East Asian Languages and Cultures Courses

In this course we compare the cultural traditions of tea in China and Japan. In addition, using tea as the case study, we analyze the mechanics of the flow of culture across both national boundaries and social practices (such as between poetry and the tea ceremony). Understanding the tea culture of these countries informs students of important and enduring aspects of both cultures, provides an opportunity to discuss the role of religion and art in social practice, provides a forum for cultural comparison, and provides as well an example of the relationship between the two countries and Japanese methods of importing and naturalizing another country's social practice. Korean tea traditions are also briefly considered. 

This course will explore some of the most difficult bioethical issues confronting the world today from the perspective of traditional values embedded in the cultural history of India, China, and Japan as evidenced in their religions, legal codes, and political history. Possible topics include population control, abortion, sex-selection, euthanasia, suicide, genetic manipulation, brain-death, and organ transplants.

The course will introduce students to narratives about illness, disease and healing written by patients, physicians, caretakers, and others. These narratives report an experience. They reveal the interactions between the unfolding life of the patient and the shifting social meanings attached to illness. We will study the relationships between illness and society through readings of fiction, memoir, films, essays and graphic novels in order to understand how these varied forms of storytelling organize and give meaning to crucial questions about embodiment, disability and emergent forms of sociality enabled by our bodily vulnerabilities.

A study of the Buddhist tradition as it is found today in Asia. The course will focus on specific living traditions of East, South, and/or Southeast Asia. Themes to be addressed may include contemporary Buddhist ritual practices; funerary and mortuary customs; the relationship between Buddhism and other local religious traditions; the relationship between Buddhist institutions and the state; Buddhist monasticism and its relationship to the laity; Buddhist ethics; Buddhist "modernism," and so on.

This course offers a cultural history of encounters between Russia and Asia in literature, film and visual art. The lenses of Orientalism, Eurasianism and Internationalism will be used to analyze Russian interactions with three spaces: the Caucasus, Central Asia, and East Asia. We will discuss works by classic Russian writers and artists (including Tolstoy, Blok and Platonov) that address the question of Russia’s engagement with Asia and consider Russia’s ambiguous spatial identity between Europe and Asia. We will also examine responses to Russian culture and the Russian/Soviet state in the literature and culture of China (Lu Xun, Xiao Hong), Japan (Kurosawa), Central Asia (Aitmatov) and the Caucasus (Sadulaev). All readings in English.

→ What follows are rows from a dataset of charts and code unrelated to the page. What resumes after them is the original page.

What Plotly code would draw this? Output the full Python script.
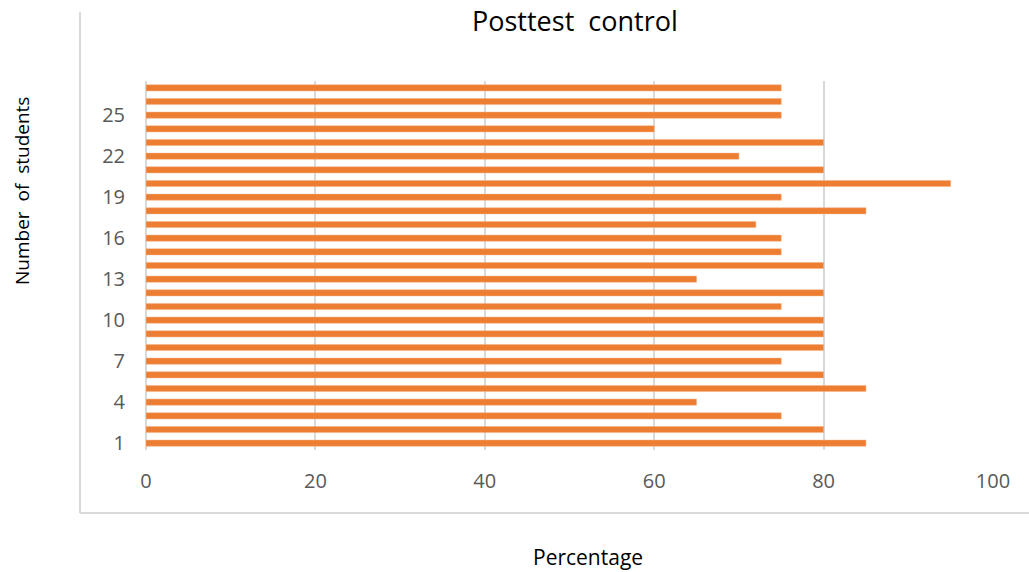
import plotly.graph_objects as go

students = list(range(1, 28))
percentage = [85, 80, 75, 65, 85, 80, 75, 80, 80, 80, 75, 80, 65, 80, 75,
              75, 72, 85, 75, 95, 80, 70, 80, 60, 75, 75, 75]
x_ticks = [0, 20, 40, 60, 80, 100]
y_ticks = list(range(1, 28, 3))

title_text = "Posttest  control"
x_title = "Percentage"
y_title = "Number  of  students"

FONT = "Open Sans"
GRID = "#d9d9d9"

fig = go.Figure()
fig.add_trace(go.Bar(
    y=students, x=percentage, orientation="h",
    marker=dict(color="#ED7D31", line=dict(color="#F4B183", width=0.5)),
))

W, H = 1029, 572
L, R, T, B = 146, 36, 81, 122
pw, ph = W - L - R, H - T - B

def px(x):
    return (x - L) / pw

def py(y):
    return (H - B - y) / ph

fig.update_layout(
    width=W, height=H,
    margin=dict(l=L, r=R, t=T, b=B),
    paper_bgcolor="white", plot_bgcolor="white",
    showlegend=False,
    bargap=0.55,
    font=dict(family=FONT, color="#595959"),
    xaxis=dict(range=[0, 100], tickvals=x_ticks, showgrid=True, gridcolor=GRID,
               gridwidth=2, zeroline=True, zerolinecolor=GRID, zerolinewidth=2,
               showline=False, ticks="", tickfont=dict(size=20, color="#595959"),
               ticklabelstandoff=17, fixedrange=True),
    yaxis=dict(range=[0.5, 27.5], tickvals=y_ticks, showgrid=False, zeroline=False,
               showline=False, ticks="", tickfont=dict(size=20, color="#595959"),
               ticklabelstandoff=20, fixedrange=True),
    annotations=[
        dict(text=title_text, x=px(575), y=py(20), xref="paper", yref="paper",
             showarrow=False, xanchor="center", yanchor="middle",
             font=dict(family=FONT, size=27, color="#000000")),
        dict(text=x_title, x=px(588), y=py(557), xref="paper", yref="paper",
             showarrow=False, xanchor="center", yanchor="middle",
             font=dict(family=FONT, size=21, color="#000000")),
        dict(text=y_title, x=px(22), y=py(191), xref="paper", yref="paper",
             showarrow=False, xanchor="center", yanchor="middle", textangle=-90,
             font=dict(family=FONT, size=19, color="#000000")),
    ],
    shapes=[
        dict(type="line", xref="paper", yref="paper", x0=px(80), x1=px(80),
             y0=py(12), y1=py(513), line=dict(color=GRID, width=2)),
        dict(type="line", xref="paper", yref="paper", x0=px(80), x1=px(1029),
             y0=py(513), y1=py(513), line=dict(color=GRID, width=2)),
    ],
)

fig.write_html("out.html")
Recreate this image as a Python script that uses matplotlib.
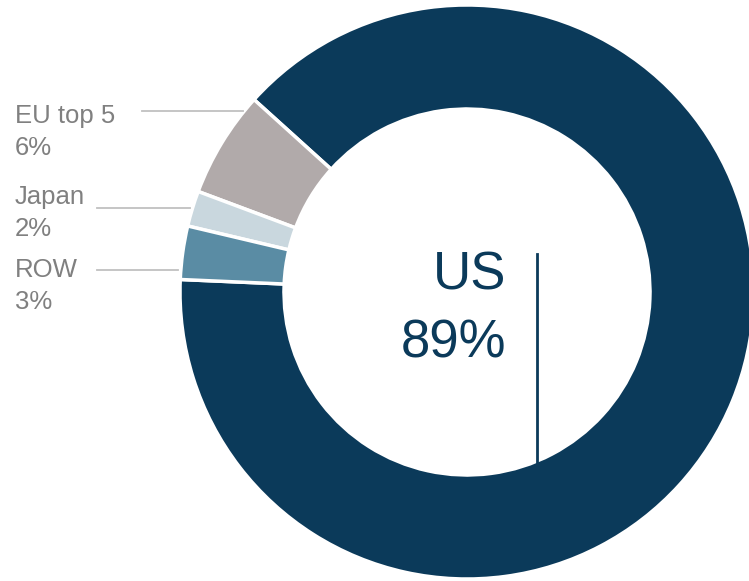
import matplotlib.pyplot as plt

plt.rcParams['font.family'] = ['Liberation Sans', 'DejaVu Sans']

labels = ["US", "EU top 5", "Japan", "ROW"]
shares = [89, 6, 2, 3]
colors = ["#0b3a5a", "#b1aaaa", "#c9d7de", "#5a8ca4"]

W, H = 749, 581
fig = plt.figure(figsize=(W / 100, H / 100), dpi=100)
ax = fig.add_axes([0, 0, 1, 1])

cx, cy, r = 467, H - 292, 287
ax.pie(shares, colors=colors, startangle=177.5, counterclock=True,
       center=(cx, cy), radius=r, frame=True,
       wedgeprops=dict(width=104, edgecolor="white", linewidth=2.5))
ax.set_xlim(0, W)
ax.set_ylim(0, H)
ax.axis("off")

# side labels with leader lines
gray = "#808080"
side = [("EU top 5", shares[1], 132, 111, 142, 243),
        ("Japan", shares[2], 213, 208, 97, 190),
        ("ROW", shares[3], 286, 270, 97, 178)]
for name, val, ty, ly, x0, x1 in side:
    ax.text(15, H - ty, f"{name}\n{val}%", color=gray, fontsize=18.5,
            ha="left", va="center", linespacing=1.38)
    ax.plot([x0, x1], [H - ly, H - ly], color="#c0c0c0", lw=1.3)

# center label
ax.text(506, H - 290, "US", color="#0b3a5a", fontsize=38, ha="right", va="baseline")
ax.text(506, H - 357, f"{shares[0]}%", color="#0b3a5a", fontsize=38, ha="right", va="baseline")
ax.plot([537, 537], [H - 254, H - 462], color="#0b3a5a", lw=2)

fig.savefig("out.png", dpi=100)
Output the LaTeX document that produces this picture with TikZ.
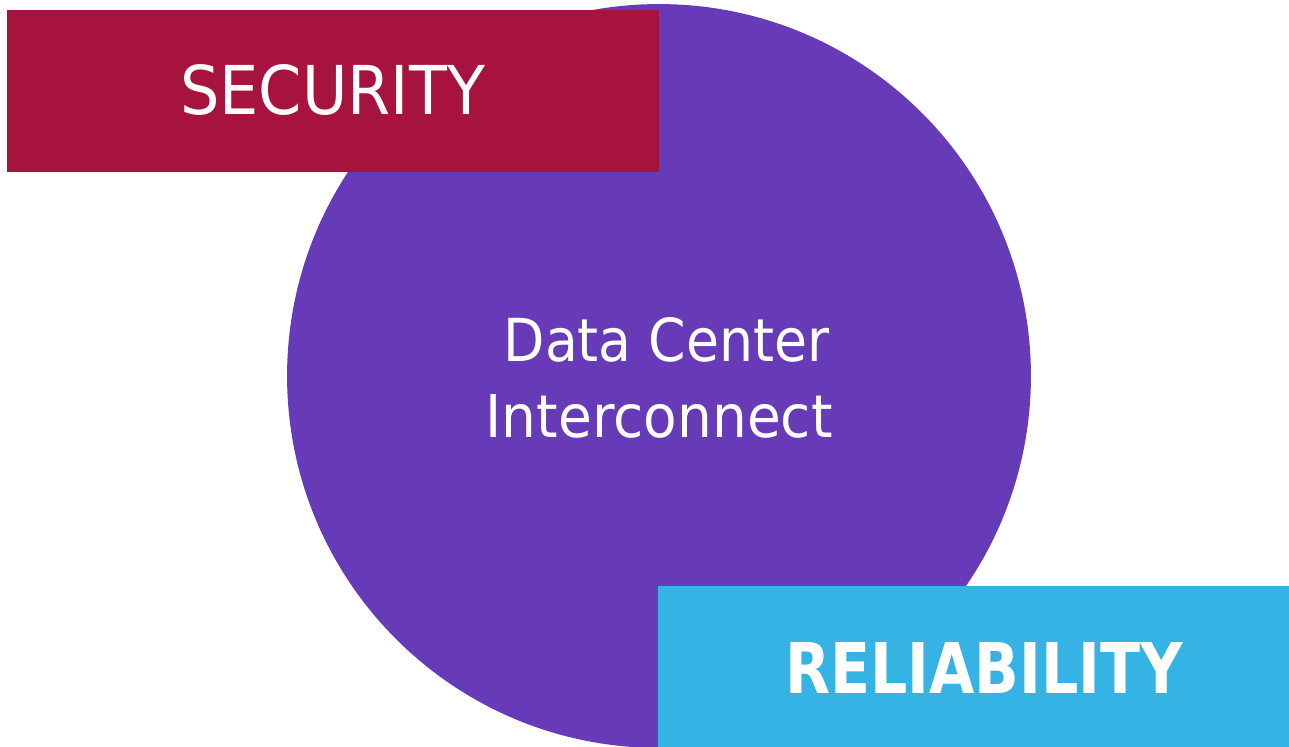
\documentclass[tikz,border=0pt]{standalone}
\usepackage{fontspec}
\usepackage{graphicx}
\setmainfont{DejaVu Sans}
\definecolor{secred}{HTML}{A6133F}
\definecolor{dcipurple}{HTML}{673AB7}
\definecolor{relblue}{HTML}{36B3E5}
\begin{document}
\begin{tikzpicture}[x=0.02cm, y=-0.02cm]

\useasboundingbox (0, 0) rectangle (1289, 747);

\node[circle, fill=dcipurple, minimum size=14.88cm, inner sep=0] (dci) at (659, 376) {};

\node[rectangle, fill=secred, minimum width=13.04cm, minimum height=3.24cm, inner sep=0] (sec) at (333, 91) {};
\node[text=white, inner sep=0] (sect) at (332.5, 90) {\resizebox{6.1cm}{1.0cm}{SECURITY}};

\node[rectangle, fill=relblue, minimum width=12.62cm, minimum height=3.22cm, inner sep=0] (rel) at (973.5, 666.5) {};
\node[text=white, inner sep=0] (relt) at (984, 667.5) {\resizebox{7.96cm}{1.02cm}{\bfseries RELIABILITY}};

\node[text=white, inner sep=0, anchor=east] (dci1) at (830, 340) {\resizebox{6.52cm}{0.88cm}{Data Center}};
\node[text=white, inner sep=0, anchor=east] (dci2) at (833, 416) {\resizebox{6.94cm}{0.86cm}{Interconnect}};

\end{tikzpicture}
\end{document}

This course is a capstone experience that centers on the philosophies and religions of East Asia examined from multiple theoretical perspectives. It comprises several thematic units within which a short set of readings about theory are followed by chronologically arranged readings about East Asia. Themes will alternate from year to year but may include: ritual and performance studies; religion and evolution; definitions of religion and theories of its origins; and the role of sacrifice.